Alas, the opening is a case of Norman Greenbaum Syndrome: start with a number one single and then.... who cares.

There is never any further explanation for that Hollywood-bashing start, and the rest of the movie never makes sense either - and yet the dialogue is on occasion witty if far too pleased with itself. How bewildering!

Travolta, with his jazz-cool strip of beard and slicked-back hair, looks his dark-suited, Italian best since that memorable double of Pulp Fiction and Get Shorty, albeit a little chubbier around the gills. Licking his lips at resuming his past peaks, he plays a "techno-terrorist", Gabriel Shear, who claims to commit his crimes in the cause of patriotism. By a route too complicated to explain - the movie trailer is appropriately incomprehensible - he wants to get his hands on billions, forcing disgraced former government computer wizard Stanley Jobson (Hugh Jackman) to undertake his government code-cracking dirty work for him.

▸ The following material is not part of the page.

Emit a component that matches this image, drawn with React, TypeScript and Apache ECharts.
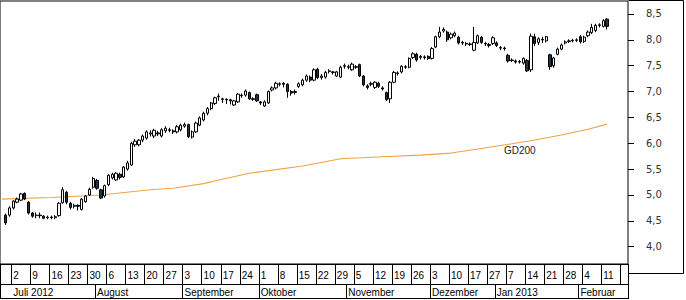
import React, { useEffect, useRef } from "react";
import * as echarts from "echarts";

// trading days shown on the category axis (month, day numbers)
const tradingDays: [string, number[]][] = [
  ["2012-06", [27, 28, 29]],
  ["2012-07", [2, 3, 4, 5, 6, 9, 10, 11, 12, 13, 16, 17, 18, 19, 20, 23, 24, 25, 26, 27, 30, 31]],
  ["2012-08", [1, 2, 3, 6, 7, 8, 9, 10, 13, 14, 15, 16, 17, 20, 21, 22, 23, 24, 27, 28, 29, 30, 31]],
  ["2012-09", [3, 4, 5, 6, 7, 10, 11, 12, 13, 14, 17, 18, 19, 20, 21, 24, 25, 26, 27, 28]],
  ["2012-10", [1, 2, 3, 4, 5, 8, 9, 10, 11, 12, 15, 16, 17, 18, 19, 22, 23, 24, 25, 26, 29, 30, 31]],
  ["2012-11", [1, 2, 5, 6, 7, 8, 9, 12, 13, 14, 15, 16, 19, 20, 21, 22, 23, 26, 27, 28, 29, 30]],
  ["2012-12", [3, 4, 5, 6, 7, 10, 11, 12, 13, 14, 17, 18, 19, 20, 21, 27, 28]],
  ["2013-01", [2, 3, 4, 7, 8, 9, 10, 11, 14, 15, 16, 17, 18, 21, 22, 23, 24, 25, 28, 29, 30, 31]],
  ["2013-02", [1, 4, 5, 6, 7, 8, 11, 12, 13, 14, 15, 18, 19]],
];

// week tick labels (first trading day of each week)
const weekTicks = [
  "2012-07-02", "2012-07-09", "2012-07-16", "2012-07-23", "2012-07-30", "2012-08-06", "2012-08-13",
  "2012-08-20", "2012-08-27", "2012-09-03", "2012-09-10", "2012-09-17", "2012-09-24", "2012-10-01",
  "2012-10-08", "2012-10-15", "2012-10-22", "2012-10-29", "2012-11-05", "2012-11-12", "2012-11-19",
  "2012-11-26", "2012-12-03", "2012-12-10", "2012-12-17", "2012-12-27", "2013-01-07", "2013-01-14",
  "2013-01-21", "2013-01-28", "2013-02-04", "2013-02-11", "2013-02-18",
];
const weekLabels = [
  "2", "9", "16", "23", "30", "6", "13", "20", "27", "3", "10", "17", "24", "1", "8", "15", "22",
  "29", "5", "12", "19", "26", "3", "10", "17", "27", "7", "14", "21", "28", "4", "11", "",
];

// month row
const monthTicks = ["2012-07-02", "2012-08-01", "2012-09-03", "2012-10-01", "2012-11-01", "2012-12-03", "2013-01-02", "2013-02-01"];
const monthLabels = ["Juli 2012", "August", "September", "Oktober", "November", "Dezember", "Jan 2013", "Februar"];
const monthHasLine = [false, true, true, true, true, true, true, true];

// y axis tick values
const yTicks = [4.0, 4.5, 5.0, 5.5, 6.0, 6.5, 7.0, 7.5, 8.0, 8.5];

// daily candles [open, close, low, high] from 2012-06-28
const ohlcStart = "2012-06-28";
const ohlc: number[][] = [
  [4.61, 4.46, 4.42, 4.64], [4.61, 4.75, 4.58, 4.78], [4.75, 4.88, 4.72, 4.90], [4.86, 4.92, 4.84, 4.95],
  [4.90, 5.02, 4.88, 5.04], [5.03, 4.92, 4.90, 5.05], [4.86, 4.65, 4.62, 4.88], [4.65, 4.59, 4.56, 4.67],
  [4.60, 4.61, 4.55, 4.66], [4.61, 4.60, 4.55, 4.66], [4.59, 4.55, 4.53, 4.61], [4.56, 4.57, 4.53, 4.60],
  [4.57, 4.56, 4.53, 4.60], [4.56, 4.58, 4.53, 4.61], [4.60, 4.84, 4.58, 4.86], [4.85, 5.10, 4.83, 5.15],
  [5.05, 4.86, 4.82, 5.08], [4.84, 4.76, 4.72, 4.87], [4.78, 4.80, 4.74, 4.83], [4.80, 4.78, 4.70, 4.82],
  [4.72, 4.92, 4.70, 4.94], [4.87, 4.98, 4.85, 5.00], [5.00, 5.11, 4.98, 5.14], [5.15, 5.32, 5.12, 5.35],
  [5.28, 5.13, 5.10, 5.31], [5.10, 4.94, 4.92, 5.12], [4.98, 5.18, 4.95, 5.20], [5.20, 5.38, 5.17, 5.40],
  [5.33, 5.40, 5.30, 5.43], [5.29, 5.42, 5.27, 5.44], [5.40, 5.34, 5.30, 5.43], [5.35, 5.54, 5.33, 5.56],
  [5.50, 5.62, 5.47, 5.66], [5.58, 6.00, 5.56, 6.03], [5.97, 6.04, 5.93, 6.08], [5.97, 6.06, 5.94, 6.08],
  [6.06, 6.14, 6.02, 6.17], [6.10, 6.22, 6.07, 6.25], [6.18, 6.20, 6.13, 6.25], [6.14, 6.25, 6.10, 6.28],
  [6.20, 6.18, 6.14, 6.24], [6.14, 6.26, 6.11, 6.29], [6.24, 6.29, 6.20, 6.33], [6.26, 6.25, 6.21, 6.30],
  [6.24, 6.22, 6.18, 6.27], [6.22, 6.32, 6.19, 6.35], [6.26, 6.35, 6.23, 6.38], [6.33, 6.36, 6.30, 6.40],
  [6.36, 6.13, 6.10, 6.38], [6.12, 6.22, 6.09, 6.25], [6.22, 6.39, 6.20, 6.42], [6.35, 6.49, 6.33, 6.52],
  [6.45, 6.58, 6.42, 6.61], [6.58, 6.67, 6.54, 6.70], [6.67, 6.78, 6.64, 6.80], [6.77, 6.88, 6.74, 6.90],
  [6.90, 6.91, 6.82, 6.96], [6.86, 6.85, 6.78, 6.88], [6.85, 6.84, 6.76, 6.87], [6.84, 6.82, 6.75, 6.86],
  [6.74, 6.82, 6.72, 6.84], [6.80, 6.95, 6.78, 6.97], [6.92, 6.93, 6.88, 6.96], [6.93, 7.01, 6.90, 7.04],
  [6.98, 6.86, 6.84, 7.00], [6.86, 6.85, 6.82, 6.89], [6.94, 6.82, 6.80, 6.96], [6.80, 6.78, 6.74, 6.82],
  [6.72, 6.80, 6.70, 6.83], [6.78, 7.00, 6.76, 7.02], [7.03, 7.07, 7.00, 7.10], [7.07, 7.16, 7.04, 7.19],
  [7.14, 7.15, 7.10, 7.18], [7.16, 7.14, 7.08, 7.18], [7.14, 7.00, 6.88, 7.16], [7.00, 6.97, 6.92, 7.03],
  [6.98, 7.00, 6.94, 7.04], [7.10, 7.15, 7.07, 7.18], [7.13, 7.22, 7.10, 7.25], [7.22, 7.30, 7.19, 7.33],
  [7.28, 7.22, 7.18, 7.31], [7.22, 7.42, 7.20, 7.45], [7.43, 7.27, 7.24, 7.46], [7.27, 7.30, 7.23, 7.34],
  [7.28, 7.37, 7.25, 7.40], [7.39, 7.40, 7.35, 7.43], [7.38, 7.37, 7.33, 7.40], [7.30, 7.38, 7.28, 7.40],
  [7.28, 7.47, 7.26, 7.50], [7.50, 7.49, 7.44, 7.54], [7.48, 7.47, 7.43, 7.52], [7.42, 7.53, 7.40, 7.56],
  [7.48, 7.47, 7.44, 7.51], [7.52, 7.30, 7.28, 7.54], [7.30, 7.13, 7.10, 7.32], [7.11, 7.08, 7.04, 7.14],
  [7.14, 7.16, 7.10, 7.19], [7.08, 7.18, 7.05, 7.20], [7.16, 7.10, 7.07, 7.19], [7.07, 7.05, 7.02, 7.10],
  [6.98, 6.84, 6.82, 7.00], [6.86, 7.18, 6.78, 7.20], [7.18, 7.37, 7.16, 7.40], [7.35, 7.36, 7.31, 7.39],
  [7.38, 7.49, 7.35, 7.51], [7.48, 7.47, 7.44, 7.51], [7.47, 7.64, 7.45, 7.66], [7.66, 7.73, 7.63, 7.76],
  [7.72, 7.61, 7.58, 7.75], [7.66, 7.68, 7.62, 7.71], [7.67, 7.66, 7.62, 7.70], [7.68, 7.64, 7.61, 7.70],
  [7.64, 7.83, 7.62, 7.86], [7.86, 8.06, 7.84, 8.08], [8.06, 8.15, 8.03, 8.25], [8.17, 8.20, 8.14, 8.24],
  [8.15, 8.00, 7.96, 8.18], [8.04, 8.11, 8.01, 8.14], [8.08, 8.13, 8.05, 8.16], [8.05, 7.94, 7.91, 8.08],
  [7.95, 7.94, 7.90, 7.98], [7.93, 7.92, 7.88, 7.96], [7.92, 7.91, 7.88, 7.95], [7.80, 7.95, 7.78, 8.25],
  [7.94, 8.08, 7.92, 8.10], [8.05, 7.95, 7.92, 8.08], [7.93, 7.92, 7.88, 7.96], [7.91, 7.89, 7.85, 7.94],
  [7.93, 8.04, 7.90, 8.07], [7.94, 7.89, 7.86, 7.97], [7.85, 7.84, 7.80, 7.88], [7.84, 7.83, 7.79, 7.87],
  [7.70, 7.59, 7.56, 7.73], [7.61, 7.60, 7.57, 7.64], [7.59, 7.57, 7.54, 7.62], [7.57, 7.58, 7.54, 7.61],
  [7.55, 7.64, 7.52, 7.66], [7.60, 7.40, 7.38, 7.63], [7.42, 8.07, 7.38, 8.12], [8.06, 7.93, 7.88, 8.12],
  [7.95, 8.02, 7.90, 8.05], [8.01, 8.00, 7.94, 8.06], [7.98, 8.06, 7.95, 8.08], [7.71, 7.48, 7.42, 7.73],
  [7.50, 7.65, 7.46, 7.67], [7.72, 7.82, 7.70, 7.85], [7.82, 7.90, 7.80, 7.93], [7.94, 7.96, 7.91, 7.99],
  [7.97, 7.98, 7.94, 8.01], [7.98, 7.99, 7.95, 8.02], [7.99, 8.00, 7.96, 8.03], [8.06, 7.96, 7.93, 8.09],
  [7.97, 8.05, 7.94, 8.08], [8.08, 8.15, 8.05, 8.18], [8.14, 8.24, 8.11, 8.31], [8.18, 8.28, 8.15, 8.31],
  [8.28, 8.29, 8.24, 8.32], [8.26, 8.37, 8.24, 8.40], [8.40, 8.26, 8.20, 8.42],
];

// 200-day average, read at selected days
const gd200Dates = [
  "2012-06-27", "2012-07-16", "2012-08-02", "2012-08-21", "2012-08-29", "2012-09-10", "2012-09-14",
  "2012-09-26", "2012-10-16", "2012-10-30", "2012-11-14", "2012-11-28", "2012-12-10", "2012-12-20",
  "2013-01-08", "2013-01-15", "2013-01-25", "2013-02-05", "2013-02-12",
];
const gd200Values = [
  4.92, 4.95, 5.0, 5.1, 5.13, 5.22, 5.29, 5.42, 5.56, 5.7, 5.74, 5.77, 5.81, 5.9, 5.99, 6.05, 6.16, 6.27, 6.37,
];

const categories: string[] = tradingDays.flatMap(([m, ds]) =>
  ds.map((d) => `${m}-${String(d).padStart(2, "0")}`)
);

export default function App() {
  const ref = useRef<HTMLDivElement>(null);
  useEffect(() => {
    if (!ref.current) return;
    const chart = echarts.init(ref.current, undefined, { renderer: "svg" });
    const startIdx = categories.indexOf(ohlcStart);
    const candleData = categories.map((_, i) => {
      const k = i - startIdx;
      return k >= 0 && k < ohlc.length ? ohlc[k] : "-";
    });
    const weekIdx = new Map<number, string>();
    weekTicks.forEach((d, j) => weekIdx.set(categories.indexOf(d), weekLabels[j]));
    const monthIdx = new Map<number, string>();
    const monthLineIdx = new Set<number>();
    monthTicks.forEach((d, j) => {
      const k = categories.indexOf(d);
      monthIdx.set(k, monthLabels[j]);
      if (monthHasLine[j]) monthLineIdx.add(k);
    });
    const gdData = gd200Dates.map((d, j) => [categories.indexOf(d), gd200Values[j]]);

    const labelFont = { fontFamily: "Liberation Sans", fontSize: 10, color: "#000" };

    chart.setOption({
      animation: false,
      backgroundColor: "#fff",
      grid: {
        left: 0,
        top: 1,
        width: 628,
        height: 263,
        show: true,
        borderColor: "#000",
        borderWidth: 1,
      },
      xAxis: [
        {
          type: "category",
          data: categories,
          boundaryGap: true,
          position: "bottom",
          axisLine: { show: true, lineStyle: { color: "#000", width: 1 } },
          axisTick: {
            show: true,
            interval: (i: number) => weekIdx.has(i),
            length: 20,
            lineStyle: { color: "#000" },
          },
          axisLabel: {
            interval: (i: number) => weekIdx.has(i),
            formatter: (_v: string, i: number) => weekIdx.get(i) ?? "",
            align: "left",
            margin: 6,
            ...labelFont,
          },
          splitLine: { show: false },
        },
        {
          type: "category",
          data: categories,
          boundaryGap: true,
          position: "bottom",
          offset: 20,
          axisLine: { show: true, lineStyle: { color: "#000", width: 1 } },
          axisTick: {
            show: true,
            interval: (i: number) => monthLineIdx.has(i),
            length: 14,
            lineStyle: { color: "#000" },
          },
          axisLabel: {
            interval: (i: number) => monthIdx.has(i),
            formatter: (_v: string, i: number) => monthIdx.get(i) ?? "",
            align: "left",
            margin: 3,
            ...labelFont,
          },
          splitLine: { show: false },
        },
      ],
      yAxis: {
        type: "value",
        position: "right",
        min: 3.665,
        max: 8.751,
        scale: true,
        splitLine: { show: false },
        axisLine: { show: false },
        axisTick: { show: true, length: 6, lineStyle: { color: "#000" }, customValues: yTicks },
        axisLabel: {
          customValues: yTicks,
          formatter: (v: number) => v.toFixed(1).replace(".", ","),
          margin: 18,
          fontFamily: "DejaVu Sans",
          fontSize: 10,
          color: "#333",
        },
      },
      series: [
        {
          type: "line",
          data: gdData,
          symbol: "none",
          z: 1,
          lineStyle: { color: "#f2a33f", width: 1.1 },
        },
        {
          type: "candlestick",
          data: candleData,
          barWidth: 2.8,
          z: 3,
          itemStyle: {
            color: "#ffffff",
            color0: "#1f3347",
            borderColor: "#000000",
            borderColor0: "#000000",
            borderWidth: 1,
          },
        },
      ],
      graphic: [
        { type: "line", shape: { x1: 628.5, y1: 0.5, x2: 683.5, y2: 0.5 }, style: { stroke: "#000", lineWidth: 1 } },
        { type: "line", shape: { x1: 683.5, y1: 0.5, x2: 683.5, y2: 273.5 }, style: { stroke: "#000", lineWidth: 1 } },
        { type: "line", shape: { x1: 628.5, y1: 273.5, x2: 683.5, y2: 273.5 }, style: { stroke: "#000", lineWidth: 1 } },
        { type: "line", shape: { x1: 0.5, y1: 264, x2: 0.5, y2: 298.5 }, style: { stroke: "#000", lineWidth: 1 } },
        { type: "line", shape: { x1: 628.5, y1: 264, x2: 628.5, y2: 298.5 }, style: { stroke: "#000", lineWidth: 1 } },
        { type: "line", shape: { x1: 0, y1: 298.5, x2: 629, y2: 298.5 }, style: { stroke: "#000", lineWidth: 1 } },
        {
          type: "text",
          x: 504,
          y: 145,
          style: { text: "GD200", fontFamily: "Liberation Sans", fontSize: 10, fill: "#222" },
        },
      ],
    });
    return () => chart.dispose();
  }, []);
  return (
    <div
      ref={ref}
      style={{ position: "fixed", left: 0, top: 0, width: 686, height: 300, background: "#fff" }}
    />
  );
}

While Jobson busies himself hacking into a bank security system, somewhere his assistant, Halle Berry, fits into the plot. Very kindly she drops her book at one point to reveal her topless loveliness for no better reason than the film wanted to cover or maybe uncover all angles, and apparently Halle obliged for a tidy extra sum.

Berry's chest, computer-hacking, politics, hard stares from Vinnie Jones, hookers, terrorism, Travolta's goatee, a bus attached to a helicopter flying dangerously close to skyscrapers, that Swordfish title, what does it all mean? No idea, and like Dominic Sena's last flash movie, it will be gone in 60 seconds.